Gabriel menilai, terkait penegakan hukum terhadap TPPO di NTT, apresiasi dan penghargaan perlu diberikan oleh institusi terkait kepada para penyidik TPPO, baik Polda maupun Polres yang sungguh-sungguh bekerja secara profesional guna mengungkap dan memproses hukum para pelaku dan aktor intelektual di balik TPPO.

“Salah satu Polres yang patut mendapatkan apresiasi yakni Polres Sumba Barat karena tercatat ada 11 perkara TPPO yang langsung diproses dan sudah ada putusannya. Tinggal satu perkara TPPO yang proses hukumnya sementara berjalan di Pengadilan Negeri (PN) Waikabubak. Para penyidik TPPO diharapkan mendapat penghargaan maupun promosi jabatan atas kinerja mereka dalam mengungkap TPPO di NTT,” nilainya.

Sementara juru bicara Kelompok Kerja Menentang Perdagangan Manusia (Pokja MPM), Greg Odang mengatakan bahwa para pegiat dan relawan kemanusiaan selalu terpanggil untuk mencapai cita-cita Zero Human Trafficking terutama di NTT yang sudah masuk kategori darurat.
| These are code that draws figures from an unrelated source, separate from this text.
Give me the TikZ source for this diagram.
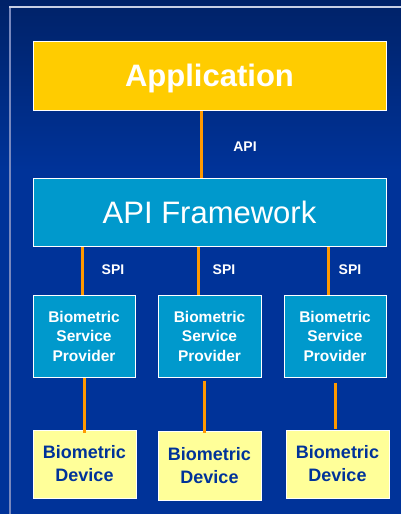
\documentclass[tikz,border=0pt]{standalone}
\usepackage{fontspec}
\setmainfont{Liberation Sans}
\definecolor{bgtop}{RGB}{0,34,104}
\definecolor{bgbot}{RGB}{0,51,153}
\definecolor{appyellow}{RGB}{255,204,0}
\definecolor{boxblue}{RGB}{0,153,204}
\definecolor{devyellow}{RGB}{255,255,153}
\definecolor{devtext}{RGB}{0,51,153}
\definecolor{conn}{RGB}{255,153,0}
\definecolor{frameh}{RGB}{200,208,228}
\definecolor{framev}{RGB}{120,136,190}
\tikzset{
  boxbase/.style={draw=white, line width=1pt, inner sep=0pt, align=center},
  appbox/.style={boxbase, fill=appyellow, minimum width=353pt, minimum height=69pt,
     font=\fontsize{31}{36}\selectfont\bfseries, text=white, text depth=0pt},
  fwbox/.style={boxbase, fill=boxblue, minimum width=353pt, minimum height=68pt,
     font=\fontsize{31}{36}\selectfont, text=white},
  bspbox/.style={boxbase, fill=boxblue, minimum width=102pt, minimum height=82pt,
     font=\fontsize{15.5}{19.5}\selectfont\bfseries, text=white},
  devbox/.style={boxbase, fill=devyellow, minimum width=103pt, minimum height=68pt,
     font=\fontsize{18}{23}\selectfont\bfseries, text=devtext},
  lbl/.style={font=\fontsize{14}{16}\selectfont\bfseries, text=white, inner sep=0pt},
  link/.style={draw=conn, line width=3pt}
}
\begin{document}
\begin{tikzpicture}[x=1pt,y=-1pt]
\useasboundingbox (0,0) rectangle (401,514);
\shade[top color=bgtop, bottom color=bgbot] (0,0) rectangle (401,170);
\fill[bgbot] (0,169.5) rectangle (401,514);
\draw[framev, line width=2pt] (10,7) -- (10,514);
\draw[frameh, line width=1.5pt] (9,7) -- (401,7);

\node[appbox] (app) at (209.5,75.5) {Application};
\node[fwbox] (api) at (209.5,212) {API Framework};

\node[bspbox] (bsp1) at (84,336) {Biometric\\Service\\Provider};
\node[bspbox, minimum width=103pt] (bsp2) at (209.5,336) {Biometric\\Service\\Provider};
\node[bspbox] (bsp3) at (335,336) {Biometric\\Service\\Provider};

\node[devbox] (dev1) at (84.5,464) {Biometric\\Device};
\node[devbox, minimum height=69pt] (dev2) at (209.5,465.5) {Biometric\\Device};
\node[devbox] (dev3) at (337.5,464) {Biometric\\Device};

\coordinate (c0) at (201,0);
\coordinate (c1) at (82,0);
\coordinate (c2) at (198,0);
\coordinate (c3) at (328,0);
\coordinate (d1) at (84,0);
\coordinate (d2) at (204,0);
\coordinate (d3) at (335,0);

\draw[link] (app.south -| c0) -- (api.north -| c0);
\draw[link] (api.south -| c1) -- (bsp1.north -| c1);
\draw[link] (api.south -| c2) -- (bsp2.north -| c2);
\draw[link] (api.south -| c3) -- (bsp3.north -| c3);
\draw[link] (bsp1.south -| d1) -- ([yshift=-3pt]dev1.north -| d1);
\draw[link] ([yshift=-3pt]bsp2.south -| d2) -- ([yshift=-2pt]dev2.north -| d2);
\draw[link] ([yshift=-5pt]bsp3.south -| d3) -- ([yshift=1pt]dev3.north -| d3);

\node[lbl] (lapi) at (245,147) {API};
\node[lbl] (ls1) at (113,270) {SPI};
\node[lbl] (ls2) at (224,270) {SPI};
\node[lbl] (ls3) at (350,270) {SPI};
\end{tikzpicture}
\end{document}
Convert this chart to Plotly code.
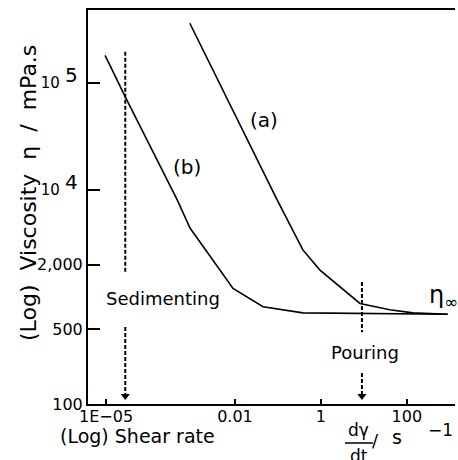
import math
import plotly.graph_objects as go

# ---- data ----
shear_a = [8.9e-4, 0.095, 0.38, 0.95, 8.1, 40, 138, 890]
visc_a = [3.6e5, 8.1e3, 2.75e3, 1.78e3, 870, 760, 710, 690]
shear_b = [9.5e-6, 2.8e-5, 4.5e-4, 9e-4, 9e-3, 4.5e-2, 0.38, 890]
visc_b = [1.8e5, 7.4e4, 8.1e3, 4.4e3, 1.2e3, 810, 710, 690]

x_tickvals = [1e-5, 0.01, 1, 100]
x_ticktext = ["1E\u221205", "0.01", "1", "100"]
y_tickvals = [100, 500, 2000, 1e4, 1e5]
y_ticktext = ["100", "500", "2,000",
              "<span style='font-size:15px'>10</span> <sup><span style='font-size:20px'>4</span></sup> ",
              "<span style='font-size:15px'>10</span> <sup><span style='font-size:20px'>5</span></sup> "]

sediment_rate = 2.8e-5
pouring_rate = 9.0
sediment_upper = [1.95e5, 1.7e3]
sediment_lower = [525, 119]
pouring_upper = [1380, 468]
pouring_lower = [195, 119]
arrow_visc = 119

FONT = "DejaVu Sans"
L, R, T, B = 88, 3, 10, 56
W, H = 458, 460
PW, PH = W - L - R, H - T - B


def px(x):
    return (x - L) / PW


def py(y):
    return (H - B - y) / PH


fig = go.Figure()
line_style = dict(color="black", width=1.6)
fig.add_trace(go.Scatter(x=shear_a, y=visc_a, mode="lines", line=line_style, showlegend=False))
fig.add_trace(go.Scatter(x=shear_b, y=visc_b, mode="lines", line=line_style, showlegend=False))

dash_style = dict(color="black", width=2, dash="4px,2px")
for rate, seg in [(sediment_rate, sediment_upper), (sediment_rate, sediment_lower),
                  (pouring_rate, pouring_upper), (pouring_rate, pouring_lower)]:
    fig.add_trace(go.Scatter(x=[rate, rate], y=seg, mode="lines", line=dash_style, showlegend=False))
fig.add_trace(go.Scatter(x=[sediment_rate, pouring_rate], y=[arrow_visc, arrow_visc], mode="markers",
                         marker=dict(symbol="triangle-down", size=8, color="black"), showlegend=False))

lg = math.log10
annos = [
    dict(x=lg(0.047), y=lg(4.5e4), text="(a)", font=dict(size=20)),
    dict(x=lg(7.7e-4), y=lg(1.64e4), text="(b)", font=dict(size=20)),
    dict(x=lg(2.06e-4), y=lg(957), text="Sedimenting", font=dict(size=18)),
    dict(x=lg(10.5), y=lg(300), text="Pouring", font=dict(size=18)),
    dict(x=lg(292), y=lg(1000), text="\u03b7<sub>\u221e</sub>", font=dict(size=24), xanchor="left"),
]
for a in annos:
    a.setdefault("xanchor", "center")
    a.update(xref="x", yref="y", showarrow=False, yanchor="middle")
    a["font"].update(family=FONT, color="black")
    fig.add_annotation(**a)

paper_annos = [
    dict(x=px(28), y=py(193), text="(Log)  Viscosity  \u03b7  /  mPa.s", textangle=-90, size=22),
    dict(x=px(137.5), y=py(436), text="(Log) Shear rate", size=19),
    dict(x=px(358), y=py(430), text="d\u03b3", size=17),
    dict(x=px(359), y=py(456), text="dt", size=17),
    dict(x=px(375), y=py(440), text="/", size=18),
    dict(x=px(397), y=py(437), text="s", size=19),
    dict(x=px(440), y=py(430), text="\u22121", size=17),
]
for a in paper_annos:
    s = a.pop("size")
    fig.add_annotation(xref="paper", yref="paper", showarrow=False, xanchor="center", yanchor="middle",
                       font=dict(family=FONT, size=s, color="black"), **a)

fig.add_shape(type="line", xref="paper", yref="paper", x0=px(345), x1=px(373), y0=py(443), y1=py(443),
              line=dict(color="black", width=1.5))

fig.update_layout(
    width=W, height=H,
    margin=dict(l=L, r=R, t=T, b=B, autoexpand=False),
    paper_bgcolor="white", plot_bgcolor="white",
    font=dict(family=FONT, color="black"),
    xaxis=dict(type="log", range=[-5.42, 3.12], showline=True, linewidth=2, linecolor="black",
               mirror=True, ticks="inside", ticklen=5, tickwidth=1.5, tickcolor="black",
               tickvals=x_tickvals, ticktext=x_ticktext, showgrid=False, zeroline=False,
               automargin=False, ticklabelstandoff=-3,
               tickfont=dict(size=16, family=FONT)),
    yaxis=dict(type="log", range=[2, 5.68], showline=True, linewidth=2, linecolor="black",
               ticks="inside", ticklen=12, tickwidth=2, tickcolor="black",
               tickvals=y_tickvals, ticktext=y_ticktext, showgrid=False, zeroline=False,
               automargin=False,
               tickfont=dict(size=16, family=FONT)),
)

fig.write_html("out.html", config={"displayModeBar": False},
               post_script="document.body.style.margin='0';")
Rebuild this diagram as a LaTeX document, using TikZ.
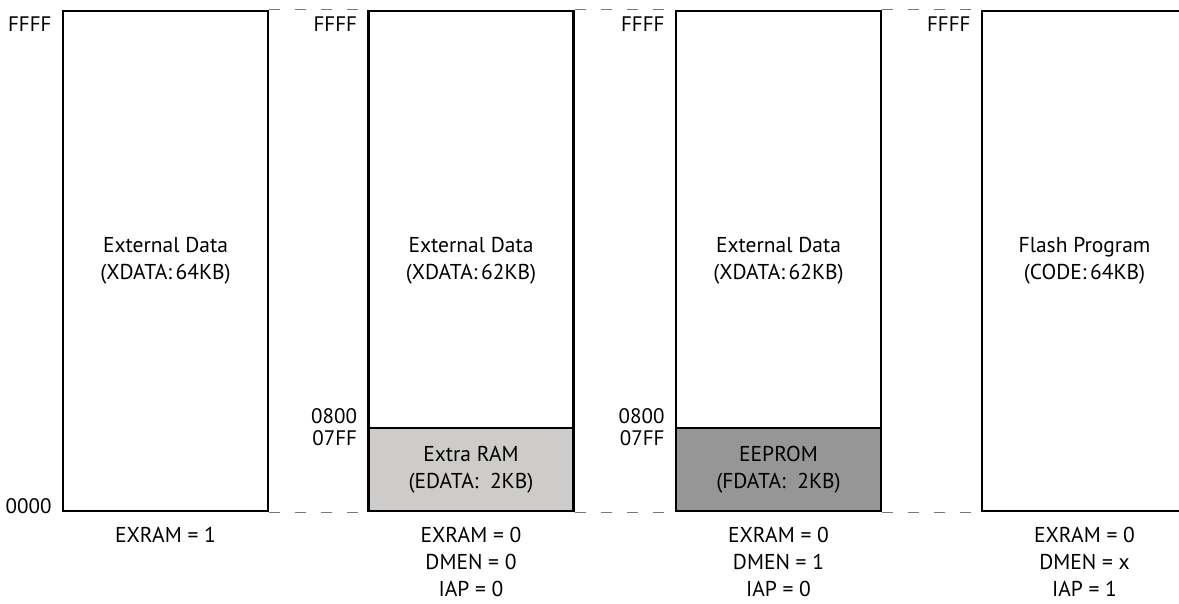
\documentclass[tikz,border=0pt]{standalone}
\usepackage{fontspec}
\setmainfont{PT Sans}
\usetikzlibrary{calc}
\usetikzlibrary{positioning}

\definecolor{ramgray}{RGB}{205,204,202}
\definecolor{romgray}{RGB}{150,150,150}
\definecolor{dashgray}{RGB}{120,120,120}

\begin{document}
\begin{tikzpicture}[x=1pt,y=-1pt,
  region/.style={draw,line width=2.6pt,minimum width=205pt,inner sep=0pt},
  addr/.style={anchor=east,inner sep=0pt,font=\fontsize{21}{24}\selectfont},
  lbl/.style={align=center,inner sep=0pt,font=\fontsize{21.5}{27}\selectfont},
  gap/.style={draw=dashgray,line width=1.3pt,dash pattern=on 11pt off 15pt}]

  \useasboundingbox (0,0) rectangle (1179,603);

  % lower 2KB parts first, outlines on top
  \node [region,fill=ramgray,minimum height=83pt] (ram) at (471,469.5) {};
  \node [region,fill=romgray,minimum height=83pt] (rom) at (778.5,469.5) {};

  \node [region,minimum height=500pt] (xd64) at (165.5,261) {};
  \node [region,minimum height=500pt] (xd62) at (471,261) {};
  \node [region,minimum height=500pt] (fd62) at (778.5,261) {};
  \node [region,minimum height=500pt] (code) at (1084.5,261) {};

  \node [lbl] at (xd64.center) {External Data\\(XDATA:\,64KB)};
  \node [lbl] at (xd62.center) {External Data\\(XDATA:\,62KB)};
  \node [lbl] at (fd62.center) {External Data\\(XDATA:\,62KB)};
  \node [lbl] at (code.center) {Flash Program\\(CODE:\,64KB)};
  \node [lbl] at (ram.center) {Extra RAM\\(EDATA:~~2KB)};
  \node [lbl] at (rom.center) {EEPROM\\(FDATA:~~2KB)};

  \node [addr] (top_1) at ($(xd64.north west)+(-10,14)$) {FFFF};
  \node [addr] (top_2) at ($(xd62.north west)+(-10,14)$) {FFFF};
  \node [addr] (top_3) at ($(fd62.north west)+(-10,14)$) {FFFF};
  \node [addr] (top_4) at ($(code.north west)+(-10,14)$) {FFFF};
  \node [addr] (bot_1) at ($(xd64.south west)+(-10,-6)$) {0000};
  \node [addr] (hi_2) at ($(ram.north west)+(-10,-11)$) {0800};
  \node [addr] (lo_2) at ($(ram.north west)+(-10,11)$) {07FF};
  \node [addr] (hi_3) at ($(rom.north west)+(-10,-11)$) {0800};
  \node [addr] (lo_3) at ($(rom.north west)+(-10,11)$) {07FF};

  \node [lbl,anchor=north] (mode_1) at ($(xd64.south)+(0,15)$) {EXRAM = 1};
  \node [lbl,anchor=north] (mode_2) at ($(xd62.south)+(0,15)$) {EXRAM = 0\\DMEN = 0\\IAP = 0};
  \node [lbl,anchor=north] (mode_3) at ($(fd62.south)+(0,15)$) {EXRAM = 0\\DMEN = 1\\IAP = 0};
  \node [lbl,anchor=north] (mode_4) at ($(code.south)+(0,15)$) {EXRAM = 0\\DMEN = x\\IAP = 1};

  \path [gap]
    (xd64.north east) edge (xd62.north west)
    (xd62.north east) edge (fd62.north west)
    (fd62.north east) edge (code.north west)
    (xd64.south east) edge (xd62.south west)
    (xd62.south east) edge (fd62.south west)
    (fd62.south east) edge (code.south west);
\end{tikzpicture}
\end{document}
“Untuk mencapai cita-cita Zero Human Trafficking, harus ada komitmen bersama antar-lembaga dan institusi untuk mencegah dan mengatasi persoalan akut ini. Juga, dibutuhkan solidaritas publik untuk mengawal setiap proses hukum, secara khusu proses persidangan TPPO yang sedang berlangsung di PN Waikabubak, PN Soe dan PN Kefamenanu. Penegakan hukum belum menjadi tolok ukur, justru sebaliknya mengendapkan kasus dan pelaku tanpa ada kepastian hukum,” tanda Advokat HAM ini.